- The paper introduces the Modality Balance Network (MBNet) to address modality imbalance in multispectral pedestrian detection.
- It employs a Differential Modality Aware Fusion module and an Illumination Aware Feature Alignment module to optimize feature extraction and balance input modalities.
- Experiments on the KAIST and CVC-14 datasets demonstrate reduced miss rates and efficient real-time detection across varied lighting conditions.
Improving Multispectral Pedestrian Detection by Addressing Modality Imbalance Problems
The paper aims to improve the efficacy of multispectral pedestrian detection by tackling the challenge of modality imbalance inherent in such systems. By leveraging both color and thermal imaging modalities, multispectral pedestrian detection can function effectively in varied lighting conditions, providing an edge over traditional single-modality approaches. However, the paper identifies that the modality imbalance, characterized by varying contributions of RGB and thermal channels in different conditions, hampers the optimization and overall performance of detection models.
The authors propose the Modality Balance Network (MBNet) to mitigate these issues. Key features of MBNet include the Differential Modality Aware Fusion (DMAF) module and the Illumination Aware Feature Alignment module. The DMAF module aims to harness the complementary nature of different modalities without relying solely on simple concatenation methods, which often fail to fully exploit modality-specific advantages. Instead, DMAF uses a novel approach inspired by differential amplifiers, enhancing the interaction between modalities to foster robust feature representation. This novel integration in the network ensures a more balanced processing and facilitates the optimization of dual-modality networks.

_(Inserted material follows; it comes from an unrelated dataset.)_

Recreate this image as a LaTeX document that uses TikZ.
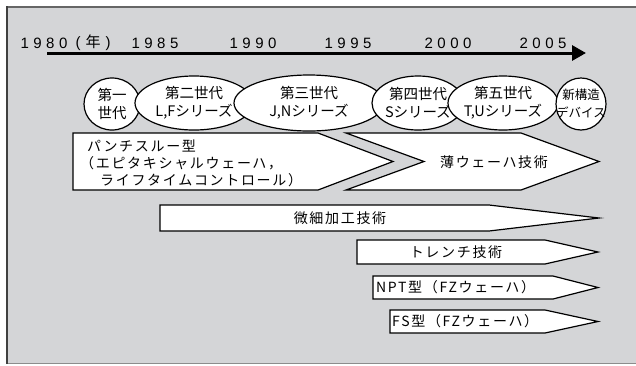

On the other hand, the Illumination Aware Feature Alignment module is designed to achieve adaptive optimization based on illumination conditions. A dual-stage refinement process in the region proposal phase allows the recalibration of modality emphasis, adjusting weights on RGB and thermal channels according to the prevailing lighting conditions. This approach attempts not only to align features between misaligned input images but also to smooth over the illumination-related imbalance observed across daytime and nighttime detection scenarios.
Experimentally, MBNet demonstrated impressive outcomes, outperforming existing approaches in both the KAIST and CVC-14 datasets. With respect to standard metrics, MBNet reduced the miss rate in pedestrian detection while also maintaining computational efficiency, with execution speeds appropriate for real-time applications.
The proposed approach highlights the critical nature of modality balance in multispectral detection systems and offers a pathway for researchers working on multimodal systems to better exploit the mutual advantages of disparate data sources. Theoretically, addressing modality imbalance enriches feature extraction capabilities, enhancing model generalization and robustness. Practically, this development aligns with—and is likely to stimulate further work in—fields like autonomous driving and surveillance, where multispectral systems play a crucial role. The paper posits that future endeavors to harmonize modalities will likely involve deeper explorations of complementary feature learning and spatial-temporal coherency within the context of context-aware deep learning frameworks.